Factory Records, la principale maison de disques de la ville, et des clubs comme l'Hacienda ont ensuite contribué grandement au mouvement. Et à faire de la cité le "Madchester" sous ecstasy des années 1980 et 1990 (un surnom évocateur basé sur un jeu de mots avec "Mad", fou en anglais).

Au même moment, un groupe de jeunes footballeurs commence à se faire remarquer : Paul Scholes, Nicky Butt, les frères Neville, tous de Manchester et bientôt rejoint par le Gallois Ryan Giggs et le Londonien David Beckham. Ils formeront ensuite l'ossature des "Red Devils" de Sir Alex Ferguson. Et comme il faut bien que jeunesse se passe...

"Grandir à Manchester dans les années 1990 était incroyable", explique Butt, dans le documentaire "The Class of 92". "Nous allions à l'Hacienda, au Boardwalk, à des concerts sur Spike Island. C'était spécial."

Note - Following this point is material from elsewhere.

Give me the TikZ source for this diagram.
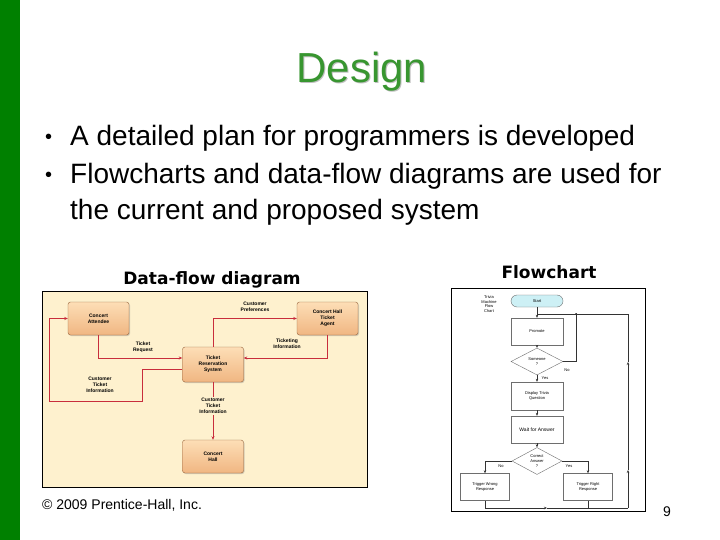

Musique et football se sont vraiment imbriqués dans ces années-là avec l'émergence d’Oasis : les frères Noel et Liam Gallagher ont en effet toujours revendiqué leur amour pour City.

- 'Mentalité football' -

"La musique et le foot sont associés parce qu'ils attirent les mêmes personnes, en grande partie des jeunes hommes. C'est accentué par le fait qu'il y a toujours eu deux grandes équipes, City et l'autre", note le Pr Crossley, supporteur des Citizens.

"Les Mancuniens sont aussi fiers de leur identité et aiment célébrer leur succès, surtout quand c'est aux dépens de Liverpool (la métropole voisine et rivale et berceau des Beatles, ndlr) ou des gens du sud", insiste le sociologue. "Ils se sont donc emparés de la musique et du football, des symboles de la réussite de la ville."

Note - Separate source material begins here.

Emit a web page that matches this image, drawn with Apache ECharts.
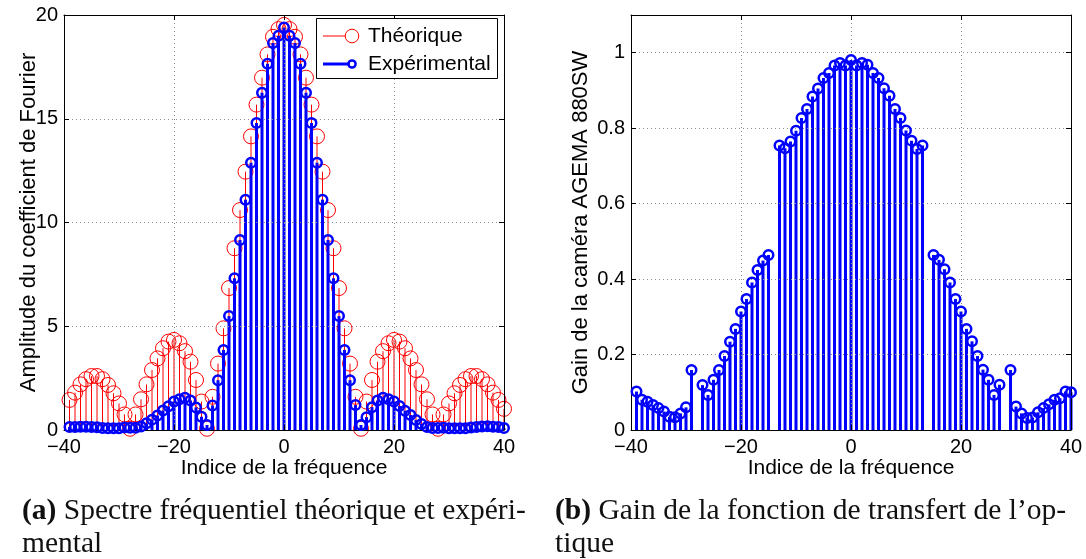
<!DOCTYPE html>
<html>
<head>
<meta charset="utf-8">
<script src="https://cdn.jsdelivr.net/npm/echarts@6/dist/echarts.min.js"></script>
<style>
html,body{margin:0;padding:0;background:#fff;}
#chart{width:1086px;height:559px;}
</style>
</head>
<body>
<div id="chart"></div>
<script>
// Frequency index (x values)
var freqIndex = [-39,-38,-37,-36,-35,-34,-33,-32,-31,-30,-29,-28,-27,-26,-25,-24,-23,-22,-21,-20,
  -19,-18,-17,-16,-15,-14,-13,-12,-11,-10,-9,-8,-7,-6,-5,-4,-3,-2,-1,0,
  1,2,3,4,5,6,7,8,9,10,11,12,13,14,15,16,17,18,19,20,
  21,22,23,24,25,26,27,28,29,30,31,32,33,34,35,36,37,38,39,40];

// (a) Théorique
var theorique = [1.45,1.8,2.2,2.45,2.6,2.6,2.45,2.17,1.77,1.28,0.75,0.06,0.75,1.48,2.2,2.89,3.45,3.94,4.26,4.34,
  4.18,3.8,3.29,2.41,1.37,0.06,1.6,3.2,4.9,6.84,8.76,10.6,12.45,14.15,15.68,16.98,18.1,18.95,19.32,19.52,
  19.32,18.95,18.1,16.98,15.68,14.15,12.45,10.6,8.76,6.84,4.9,3.2,1.6,0.06,1.37,2.41,3.29,3.8,4.18,4.34,
  4.26,3.94,3.45,2.89,2.2,1.48,0.75,0.06,0.75,1.28,1.77,2.17,2.45,2.6,2.6,2.45,2.2,1.8,1.45,1.02];

// (a) Expérimental
var experimental = [0.15,0.15,0.16,0.16,0.15,0.13,0.1,0.09,0.09,0.09,0.12,0.11,0.11,0.17,0.32,0.5,0.7,0.94,1.14,1.37,
  1.48,1.55,1.42,1.09,0.64,0.24,1.18,2.4,3.86,5.49,7.31,9.16,11.1,12.88,14.8,16.25,17.65,18.65,19.0,19.4,
  19.0,18.65,17.65,16.25,14.8,12.88,11.1,9.16,7.31,5.49,3.86,2.4,1.2,0.24,0.62,1.1,1.42,1.55,1.48,1.37,
  1.16,0.93,0.72,0.48,0.29,0.15,0.1,0.1,0.11,0.09,0.09,0.08,0.09,0.12,0.15,0.17,0.18,0.16,0.15,0.1];

// (b) Gain (null = undefined where theoretical spectrum is zero)
var gain = [0.102,0.08,0.075,0.066,0.058,0.049,0.035,0.034,0.044,0.06,0.159,null,0.119,0.093,0.133,0.159,0.196,0.234,0.268,0.314,
  0.347,0.391,0.424,0.449,0.464,null,0.754,0.747,0.765,0.793,0.827,0.851,0.884,0.905,0.933,0.946,0.966,0.973,0.966,0.981,
  0.966,0.973,0.968,0.946,0.933,0.906,0.886,0.851,0.827,0.794,0.767,0.745,0.754,null,0.464,0.451,0.426,0.391,0.347,0.314,
  0.268,0.235,0.196,0.16,0.133,0.093,0.12,null,0.159,0.062,0.044,0.032,0.033,0.047,0.058,0.068,0.08,0.084,0.102,0.1];

var xTicks = [-40,-20,0,20,40];
var yTicksA = [0,5,10,15,20];
var yTicksB = [0,0.2,0.4,0.6,0.8,1];

function pairs(ys){ var out=[]; for(var k=0;k<freqIndex.length;k++){ if(ys[k]!==null) out.push([freqIndex[k], ys[k]]); } return out; }

var RED='#ff0000', BLUE='#0000ff';
var SANS='"Liberation Sans", Arial, Helvetica, sans-serif';
var SERIF='"Liberation Serif", "Times New Roman", serif';

function fmtNum(v){ var s = (Math.round(v*1000)/1000).toString(); return v<0 ? '\u2212'+s.slice(1) : s; }

function xAx(gi, pos, main){
  return {type:'value', gridIndex:gi, position:pos, min:-40, max:40, interval:20,
    axisLine:{show:true, onZero:false, lineStyle:{color:'#000', width:1}},
    axisTick:{show:true, inside:true, length:5, lineStyle:{color:'#000'}},
    axisLabel:{show:main, color:'#000', fontSize:20, fontFamily:SANS, margin:7,
      formatter:function(v){ return xTicks.indexOf(v)>=0 ? fmtNum(v) : ''; }},
    splitLine:{show:main, lineStyle:{color:'#8c8c8c', width:1, type:[1,3]}},
    name: main ? 'Indice de la fréquence' : '', nameLocation:'middle', nameGap:28, nameMoveOverlap:false,
    nameTextStyle:{color:'#000', fontSize:21, fontFamily:SANS}, z:5};
}
function yAx(gi, pos, main, max, interval, ticks, name, gap){
  return {type:'value', gridIndex:gi, position:pos, min:0, max:max, interval:interval,
    axisLine:{show:true, onZero:false, lineStyle:{color:'#000', width:1}},
    axisTick:{show:true, inside:true, length:5, lineStyle:{color:'#000'}},
    axisLabel:{show:main, color:'#000', fontSize:20, fontFamily:SANS, margin:6,
      formatter:function(v){ for(var k=0;k<ticks.length;k++){ if(Math.abs(ticks[k]-v)<1e-6) return fmtNum(v);} return ''; }},
    splitLine:{show:main, lineStyle:{color:'#8c8c8c', width:1, type:[1,3]}},
    name: main ? name : '', nameLocation:'middle', nameGap:gap, nameRotate:90, nameMoveOverlap:false,
    nameTextStyle:{color:'#000', fontSize:22, fontFamily:SANS}, z:5};
}

function stem(color, width, xi, yi, data, z){
  return {type:'custom', xAxisIndex:xi, yAxisIndex:yi, data:data, z:z, silent:true,
    renderItem:function(params, api){
      var x=api.value(0), y=api.value(1);
      var p0=api.coord([x,0]), p1=api.coord([x,y]);
      return {type:'line', shape:{x1:p0[0],y1:p0[1],x2:p1[0],y2:p1[1]}, style:{stroke:color, lineWidth:width}};
    }};
}
function markers(color, size, bw, xi, yi, data, z){
  return {type:'scatter', xAxisIndex:xi, yAxisIndex:yi, data:data, z:z, silent:true,
    symbol:'circle', symbolSize:size,
    itemStyle:{color:'rgba(0,0,0,0)', borderColor:color, borderWidth:bw, opacity:1}};
}

var thData = pairs(theorique), exData = pairs(experimental), gData = pairs(gain);

var option = {
  animation:false,
  backgroundColor:'#fff',
  grid:[
    {left:64, top:15, width:440, height:415, containLabel:false},
    {left:631, top:15, width:440, height:415, containLabel:false}
  ],
  xAxis:[ xAx(0,'bottom',true), xAx(0,'top',false), xAx(1,'bottom',true), xAx(1,'top',false) ],
  yAxis:[
    yAx(0,'left',true,20,5,yTicksA,'Amplitude du coefficient de Fourier',24),
    yAx(0,'right',false,20,5,yTicksA,'',0),
    yAx(1,'left',true,1.1,0.2,yTicksB,'Gain de la caméra AGEMA 880SW',39),
    yAx(1,'right',false,1.1,0.2,yTicksB,'',0)
  ],
  series:[
    stem(RED,1,0,0,thData,2),
    markers(RED,15,1,0,0,thData,3),
    stem(BLUE,3,0,0,exData,4),
    markers(BLUE,9.5,2.5,0,0,exData,5),
    stem(BLUE,3,2,2,gData,4),
    markers(BLUE,9.5,2.5,2,2,gData,5)
  ],
  graphic:[
    {type:'rect', z:100, shape:{x:316.5,y:18.5,width:181,height:60}, style:{fill:'#fff', stroke:'#000', lineWidth:1}},
    {type:'line', z:101, shape:{x1:323,y1:36,x2:345,y2:36}, style:{stroke:RED, lineWidth:1}},
    {type:'circle', z:101, shape:{cx:352,cy:36,r:6.8}, style:{fill:'none', stroke:RED, lineWidth:1}},
    {type:'text', z:101, x:368, y:36, style:{text:'Théorique', fill:'#000', font:'21px '+SANS, verticalAlign:'middle'}},
    {type:'line', z:101, shape:{x1:323,y1:64,x2:350,y2:64}, style:{stroke:BLUE, lineWidth:3}},
    {type:'circle', z:101, shape:{cx:352,cy:64,r:3.6}, style:{fill:'none', stroke:BLUE, lineWidth:2.5}},
    {type:'text', z:101, x:368, y:64, style:{text:'Expérimental', fill:'#000', font:'21px '+SANS, verticalAlign:'middle'}},
    {type:'text', z:100, x:22, y:495, style:{
      text:'{b|(a)} Spectre fréquentiel théorique et expéri-\nmental',
      font:'29.5px '+SERIF, fill:'#111', lineHeight:33,
      rich:{b:{font:'bold 29.5px '+SERIF, fill:'#111', lineHeight:33}}}},
    {type:'text', z:100, x:555, y:495, style:{
      text:'{b|(b)} Gain de la fonction de transfert de l\u2019op-\ntique',
      font:'29.5px '+SERIF, fill:'#111', lineHeight:33,
      rich:{b:{font:'bold 29.5px '+SERIF, fill:'#111', lineHeight:33}}}}
  ]
};

var chart = echarts.init(document.getElementById('chart'), null, {renderer:'canvas'});
chart.setOption(option);
</script>
</body>
</html>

"La connexion entre musique et football est plus forte depuis vingt ans", analyse Haslam. "Le lien s'est fait dans les années 1990, avec la jeune équipe de MU et Oasis."

"Les Smiths se moquaient de revendiquer leur origine", assure l'ancien DJ. "Morrissey (chanteur de ce groupe culte des années 80, ndlr) n'a jamais voulu faire la promotion de Manchester, bien au contraire. Oasis étaient, eux, fiers de venir de Manchester. Ils ont amené cette mentalité +football+ dans la musique."

Si City a Oasis, Johnny Marr (The Smiths), et feu Ian Curtis, le chanteur de Joy Division, United peut compter sur les soutiens de Richard Ashcroft (The Verve), Shaun Ryder (Happy Mondays) ou Mick Hucknall (Simply Red).

Samedi à l'entrée des joueurs sur le terrain d'Old Trafford, la chanson des Stone Roses "This is the One" sera jouée, comme c'est la coutume au "Théâtre des rêves".

Toute la ville est résumée dans ce groupe : Reni, le batteur, est fan de City, mais Ian Brown, John Squire et Mani, respectivement chanteur, guitariste et bassiste, sont supporters de United.